L&D doesn’t just help to create top talent, but to retain it.
Uncovering these root causes is an essential step to drive real business transformation, but getting to them requires a solid methodology which focuses on asking the right questions and challenging assumptions.
Uncovering the root causes of performance gaps is the first step to designing the right learning solution. Equally, the journalistic approach can also be applied into the programme itself by equipping learners with the skills to ask the right questions and to challenge a given set of assumptions.
With this approach, the most important element is the implementation of outside-in thinking, enabling employees to cut straight to the heart of any issue, for faster, more relevant results.
How can a journalistic approach be applied to learning?
A core principle of journalism is curiosity; the compulsion to learn, to find out more, to get to the truth of any piece of information, and to do that in a limited amount of time. It is this that drives the journalistic approach.
It empowers learners to not just ask questions, but the right questions, to understand the situation quickly, and to distill what the key challenge may be. And it can be applied to any discipline and workplace scenario.
So, rather than simply dealing with a problem at face value, employees are given the training to be able to question it.
What’s the issue? What’s at the heart of the story? Which questions should I be asking?
What’s the issue? What’s at the heart of the story? Which questions should I be asking?

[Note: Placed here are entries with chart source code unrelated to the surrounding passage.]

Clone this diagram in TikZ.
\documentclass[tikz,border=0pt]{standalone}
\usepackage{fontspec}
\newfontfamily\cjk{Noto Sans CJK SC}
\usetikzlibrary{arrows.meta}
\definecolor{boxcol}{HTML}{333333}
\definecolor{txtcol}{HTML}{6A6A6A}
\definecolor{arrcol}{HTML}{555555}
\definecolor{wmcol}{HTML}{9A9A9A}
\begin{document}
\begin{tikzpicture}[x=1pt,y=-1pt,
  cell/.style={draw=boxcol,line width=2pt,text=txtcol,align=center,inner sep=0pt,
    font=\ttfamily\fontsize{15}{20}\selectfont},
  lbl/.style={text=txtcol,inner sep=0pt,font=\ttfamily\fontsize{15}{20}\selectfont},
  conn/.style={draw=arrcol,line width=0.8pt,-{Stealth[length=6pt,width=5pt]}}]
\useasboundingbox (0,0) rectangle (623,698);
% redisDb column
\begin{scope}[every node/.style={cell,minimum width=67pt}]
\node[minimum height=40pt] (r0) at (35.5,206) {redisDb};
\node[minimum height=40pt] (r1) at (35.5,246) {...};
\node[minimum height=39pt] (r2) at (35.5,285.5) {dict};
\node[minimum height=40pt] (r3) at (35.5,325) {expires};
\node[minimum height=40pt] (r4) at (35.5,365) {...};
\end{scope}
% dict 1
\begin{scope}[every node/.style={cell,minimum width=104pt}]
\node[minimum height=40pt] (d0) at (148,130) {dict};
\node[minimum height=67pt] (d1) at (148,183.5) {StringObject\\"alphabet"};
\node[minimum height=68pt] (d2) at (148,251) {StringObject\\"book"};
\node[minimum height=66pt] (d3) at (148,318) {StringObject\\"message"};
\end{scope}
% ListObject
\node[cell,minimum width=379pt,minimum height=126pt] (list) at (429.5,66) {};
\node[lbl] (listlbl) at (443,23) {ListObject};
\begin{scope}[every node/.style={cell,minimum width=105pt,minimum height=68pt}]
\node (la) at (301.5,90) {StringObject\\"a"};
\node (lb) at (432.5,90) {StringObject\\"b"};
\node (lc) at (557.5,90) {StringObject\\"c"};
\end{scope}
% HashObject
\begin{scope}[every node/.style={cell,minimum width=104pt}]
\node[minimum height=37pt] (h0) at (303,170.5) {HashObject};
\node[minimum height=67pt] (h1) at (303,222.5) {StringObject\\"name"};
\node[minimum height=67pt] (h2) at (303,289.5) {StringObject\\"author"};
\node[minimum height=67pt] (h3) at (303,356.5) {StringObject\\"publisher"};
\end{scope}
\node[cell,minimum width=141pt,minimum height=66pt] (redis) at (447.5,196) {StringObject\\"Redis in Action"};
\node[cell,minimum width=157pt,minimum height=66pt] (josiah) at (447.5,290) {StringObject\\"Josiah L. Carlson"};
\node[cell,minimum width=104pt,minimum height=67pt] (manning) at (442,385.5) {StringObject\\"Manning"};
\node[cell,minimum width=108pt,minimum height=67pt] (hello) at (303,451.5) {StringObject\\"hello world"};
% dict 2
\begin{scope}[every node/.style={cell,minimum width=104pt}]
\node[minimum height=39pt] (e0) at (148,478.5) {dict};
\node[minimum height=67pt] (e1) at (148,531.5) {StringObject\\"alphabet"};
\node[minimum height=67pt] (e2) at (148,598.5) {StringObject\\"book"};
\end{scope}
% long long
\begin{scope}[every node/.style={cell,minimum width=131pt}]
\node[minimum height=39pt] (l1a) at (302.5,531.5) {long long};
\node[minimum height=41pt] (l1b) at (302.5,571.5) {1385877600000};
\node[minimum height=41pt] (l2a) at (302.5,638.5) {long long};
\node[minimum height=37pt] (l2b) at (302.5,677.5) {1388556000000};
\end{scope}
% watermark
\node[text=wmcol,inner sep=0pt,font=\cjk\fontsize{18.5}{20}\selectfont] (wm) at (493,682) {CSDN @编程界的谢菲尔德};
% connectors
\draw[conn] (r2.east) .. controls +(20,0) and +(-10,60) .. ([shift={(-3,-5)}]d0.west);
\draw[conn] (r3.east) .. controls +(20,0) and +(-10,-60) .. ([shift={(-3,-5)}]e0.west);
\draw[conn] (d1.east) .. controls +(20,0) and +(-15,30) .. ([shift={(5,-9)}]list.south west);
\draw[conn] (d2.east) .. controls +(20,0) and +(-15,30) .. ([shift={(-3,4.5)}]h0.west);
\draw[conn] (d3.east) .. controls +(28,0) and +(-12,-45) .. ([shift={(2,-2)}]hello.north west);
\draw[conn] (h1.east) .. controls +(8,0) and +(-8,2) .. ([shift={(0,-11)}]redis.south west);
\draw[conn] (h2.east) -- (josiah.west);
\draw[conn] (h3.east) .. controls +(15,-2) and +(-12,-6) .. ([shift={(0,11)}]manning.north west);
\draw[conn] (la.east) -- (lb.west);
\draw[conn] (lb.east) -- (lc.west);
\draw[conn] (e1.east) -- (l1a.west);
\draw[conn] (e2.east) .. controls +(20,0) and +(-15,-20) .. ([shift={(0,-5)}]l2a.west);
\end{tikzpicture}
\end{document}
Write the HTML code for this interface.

And what’s the timing – what do I need to address NOW?
This not only enables employees to work more independently, but sets in place the core skills that can help individuals along the path to career development.
What are the benefits of the journalistic learning approach for both learners and businesses?
Curiosity has traditionally been the remit of the higher echelons of leadership, and it’s not always been a common theme to think outside the box in these roles. While the mid-level workers have been set to follow their allocated paths, CEOs have occasionally had the chance to wonder, and explore where the business might go.
However, with the journalistic approach, employees can acquire the ability to navigate processes quickly, through the art of critical thinking, storytelling, and questioning.
This provides them with the tools and responsibility to act without perpetual supervision – making creative and timely decisions that can save time, reduce managerial intervention, and enhance efficiency.
How can the journalistic approach to L&D help leaders overcome challenges?
L&D doesn’t just help businesses to create and develop the workforce their business needs – with the skills they need to scale, grow, and diversify – but, crucially, to retain the talent they have.
The UK average employee turnover rate is approximately 15% a year. This costs businesses in the region of £30,614 per person for an employee paid £25,000 per annum, due to the expenses of recruitment, onboarding, training, and the associated loss of productivity while all of the above is taking place.
Even if you only lose a single staff member every year, that’s a considerable loss to manage, with that £30k figure increasing in correlation with the value of the employee’s position.
The UK average employee turnover rate is approximately 15% a year, costing businesses in the region of £30,614 per person for an employee paid £25,000 per annum.
Nurturing a culture of learning, and providing continuous opportunities for learners to develop is a powerful/effective way to improve employee retention, while at the same time, working to create the talent your business needs to thrive.
Cultivating a culture of independent thought, employee empowerment, and good decision-making starts with L&D and it is a continuous process.
Is a journalistic approach the future of L&D?
The journalistic approach challenges set assumptions and enables employees to ask the right questions, to think for themselves, and most importantly adopt an outside-in way of thinking, encompassing every situation with context surrounding the issue at hand.
This way of approaching situations is vital in leadership and is necessary to be able to lead a team through times of uncertainty.
L&D provides an essential backbone to contemporary business. It’s a lifelong pursuit that requires constant effort and focus.
L&D shapes both the present and the future of every business model. And while there are numerous approaches to L&D, it’s more vital than ever before for companies to find the method most suited to the needs of their business and their employees.